Back when she was formulating Summerland, on the proviso that it was a brand-new idea, Swale had to start from scratch. “I wrote down that I’m interested in underdogs and folklore and imagination and a child’s perspective,” she says. Cunningly, she’s integrated all these themes into a story set on England’s south coast that stars Arterton as Alice, a folklore historian who, in 1940, is something of an outsider in her village.
“I wanted to write a heroine who was not exciting because she was glamorous or because she was vulnerable and delicate and damaged, and therefore was sexy. But a person who is genuinely isolated, because they’ve had to deal with tragedy in the past, so they’ve put all their energy into their work – an intelligent woman where it wasn’t all about her having a super-brain that changed the world.”
Also single and childless, it makes Alice a highly unusual female lead. “People
assume that because it’s 1940 and she lives on her own and she’s a woman that therefore there is something really wrong with her – a bit like they do now!” laughs Swale. But then things change when Alice is forced to look after Frank (Lucas Bond), a young evacuee whose very presence upsets her withdrawn existence.
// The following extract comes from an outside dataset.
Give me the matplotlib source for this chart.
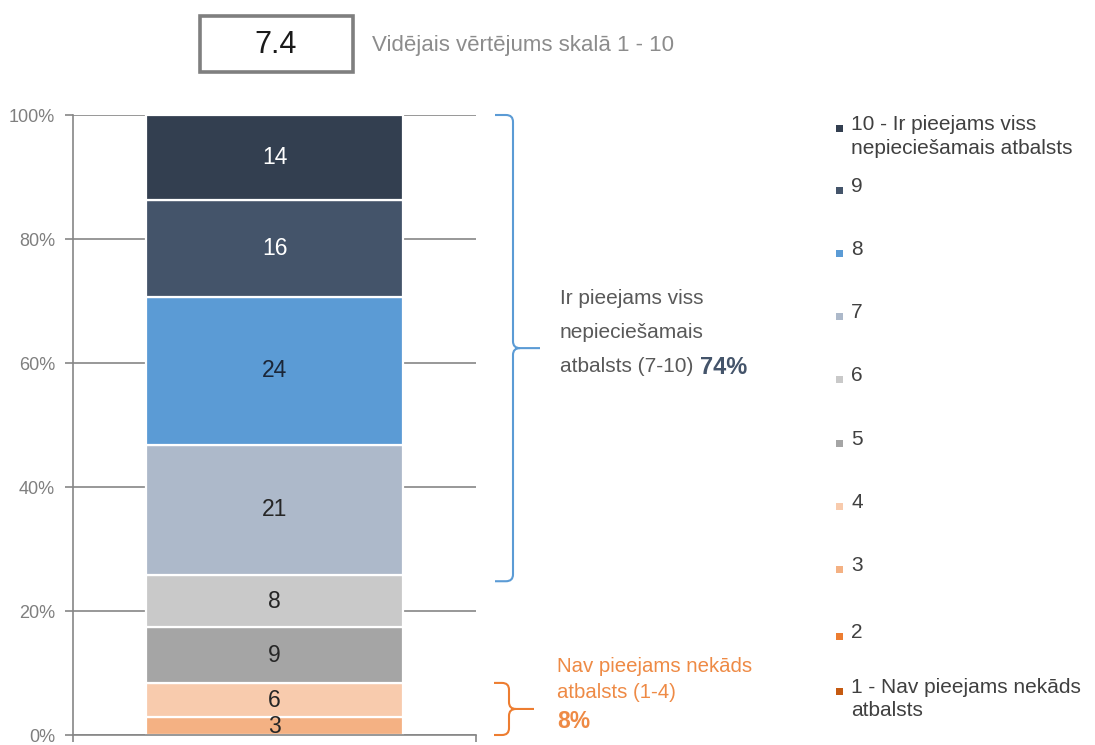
import matplotlib
matplotlib.use("Agg")
import matplotlib.pyplot as plt
from matplotlib import font_manager
from matplotlib.path import Path
from matplotlib.patches import PathPatch, Rectangle
import matplotlib.transforms as mtransforms

# ---------------- data ----------------
categories = ["1 - Nav pieejams nekāds\natbalsts", "2", "3", "4", "5", "6", "7", "8", "9",
              "10 - Ir pieejams viss\nnepieciešamais atbalsts"]
values = [0.0, 0.0, 2.85, 5.55, 9.0, 8.4, 21.0, 23.9, 15.6, 13.7]
colors = ["#C55A11", "#ED7D31", "#F4B183", "#F8CBAD", "#A5A5A5", "#C9C9C9",
          "#ADB9CA", "#5B9BD5", "#44546A", "#333F50"]
label_colors = ["#262626"] * 7 + ["#1B2638", "#FFFFFF", "#FFFFFF"]
mean_score = 7.4
mean_label = "Vidējais vērtējums skalā 1 - 10"
yticks = [0, 20, 40, 60, 80, 100]
high_text = ["Ir pieejams viss", "nepieciešamais", "atbalsts (7-10)"]
low_text = ["Nav pieejams nekāds", "atbalsts (1-4)"]
low_idx = [0, 1, 2, 3]
high_idx = [6, 7, 8, 9]

# ---------------- fonts ----------------
names = {f.name for f in font_manager.fontManager.ttflist}
HAS_NARROW = "Liberation Sans Narrow" in names
NARROW = "Liberation Sans Narrow" if HAS_NARROW else "Liberation Sans"
REG = "Liberation Sans"

W, H = 1095, 745
fig = plt.figure(figsize=(W / 100, H / 100), dpi=100)

def fx(px):
    return px / W

def fy(py):
    return 1 - py / H

ax_l, ax_r, ax_t, ax_b = 73, 476, 115, 735
ax = fig.add_axes([fx(ax_l), fy(ax_b), fx(ax_r - ax_l), (ax_b - ax_t) / H])
ax.set_xlim(-0.5, 0.5)
ax.set_ylim(0, 100)

grid_c = "#868686"
ax.set_yticks(yticks)
ax.set_yticklabels([f"{t}%" for t in yticks], fontfamily=NARROW, fontsize=13, color="#7F7F7F")
ax.tick_params(axis="y", length=6, width=1.2, color=grid_c, pad=7)
ax.set_xticks([-0.5, 0.5])
ax.set_xticklabels([])
ax.tick_params(axis="x", length=5, width=1.2, color=grid_c, direction="out")
ax.yaxis.grid(True, color=grid_c, linewidth=1.2, zorder=0)
ax.set_axisbelow(True)
for s in ["top", "right"]:
    ax.spines[s].set_visible(False)
for s in ["left", "bottom"]:
    ax.spines[s].set_color(grid_c)
    ax.spines[s].set_linewidth(1.2)

bottom = 0.0
for v, c, lc in zip(values, colors, label_colors):
    if v > 0:
        ax.bar(0, v, width=0.64, bottom=bottom, color=c, edgecolor="white", linewidth=1.6, zorder=2)
        ax.text(0, bottom + v / 2, f"{v:.0f}", ha="center", va="center", fontfamily=NARROW,
                fontsize=16.5, color=lc, zorder=3)
    bottom += v

# ---------------- braces ----------------
blend = mtransforms.blended_transform_factory(ax.transAxes, ax.transData)

def axfrac(px):
    return (px - ax_l) / (ax_r - ax_l)

def brace(x0p, x1p, x2p, ytop, ybot, color):
    x0, x1, x2 = axfrac(x0p), axfrac(x1p), axfrac(x2p)
    dx = axfrac(x1p) - axfrac(x1p - 7)
    dy = 1.1
    ymid = (ytop + ybot) / 2
    verts = [(x0, ytop), (x1 - dx, ytop), (x1, ytop), (x1, ytop - dy),
             (x1, ymid + dy), (x1, ymid), (x1 + dx, ymid), (x2, ymid),
             (x1 + dx, ymid), (x1, ymid), (x1, ymid - dy),
             (x1, ybot + dy), (x1, ybot), (x1 - dx, ybot), (x0, ybot)]
    codes = [Path.MOVETO, Path.LINETO, Path.CURVE3, Path.CURVE3,
             Path.LINETO, Path.CURVE3, Path.CURVE3, Path.LINETO,
             Path.MOVETO, Path.CURVE3, Path.CURVE3,
             Path.LINETO, Path.CURVE3, Path.CURVE3, Path.LINETO]
    p = PathPatch(Path(verts, codes), fill=False, edgecolor=color, linewidth=1.5,
                  transform=blend, clip_on=False)
    ax.add_patch(p)

low_total = sum(values[i] for i in low_idx)
high_total = sum(values[i] for i in high_idx)
high_start = sum(values[:high_idx[0]])
brace(495, 513, 540, 100, high_start - 1.0, "#5B9BD5")
brace(494, 509, 534, low_total, 0, "#ED7D31")

# ---------------- annotations ----------------
gray_t = "#595959"
for txt, py in zip(high_text, [298, 332, 366]):
    t = fig.text(fx(560), fy(py), txt, ha="left", va="center", fontfamily=REG, fontsize=15, color=gray_t)
ax.annotate(f"{high_total:.0f}%", xy=(1, 0.5), xycoords=t, xytext=(5, -1), textcoords="offset points",
            ha="left", va="center", fontfamily=REG, fontsize=17, fontweight="bold", color="#44546A")

orange_t = "#EE8A45"
for txt, py in zip(low_text, [667, 692]):
    fig.text(fx(557), fy(py), txt, ha="left", va="center", fontfamily=REG, fontsize=14.7, color=orange_t)
fig.text(fx(557), fy(722), f"{low_total:.0f}%", ha="left", va="center", fontfamily=REG, fontsize=16.5,
         fontweight="bold", color=orange_t)

# ---------------- mean box ----------------
box = Rectangle((fx(200), fy(72)), fx(353 - 200), (72 - 16) / H, transform=fig.transFigure,
                fill=True, facecolor="white", edgecolor="#7F7F7F", linewidth=2.6)
fig.patches.append(box)
fig.text(fx(276), fy(45), f"{mean_score}", ha="center", va="center", fontfamily=NARROW,
         fontsize=22, color="#1A1A1A")
fig.text(fx(372), fy(45), mean_label, ha="left", va="center", fontfamily=NARROW,
         fontsize=16, color="#8C8C8C")

# ---------------- legend ----------------
leg_y = [125, 187, 250, 313, 376, 440, 503, 566, 633, 688]
for cat, c, py in zip(categories[::-1], colors[::-1], leg_y):
    fig.patches.append(Rectangle((fx(836), fy(py + 7)), fx(7), 7 / H, transform=fig.transFigure,
                                 facecolor=c, edgecolor="none"))
    fig.text(fx(851), fy(py - 10), cat, ha="left", va="top", fontfamily=REG, fontsize=15,
             color="#404040", linespacing=1.3)

fig.savefig("out.png", dpi=100)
With the story flipping back to an earlier timeline featuring Mbatha-Raw’s “whirlwind” character – “who knocks Alice’s life in a different direction” – Swale needed an actress capable of switching ages. “This is a woman who goes on an enormous emotional journey; because we see her in the past and present it’s almost like playing two different characters.” Thank heavens for Gemma Arterton then. “She’s so capable of playing anything you throw at her.” JM
ETA | 24 JULY / SUMMERLAND OPENS NEXT MONTH.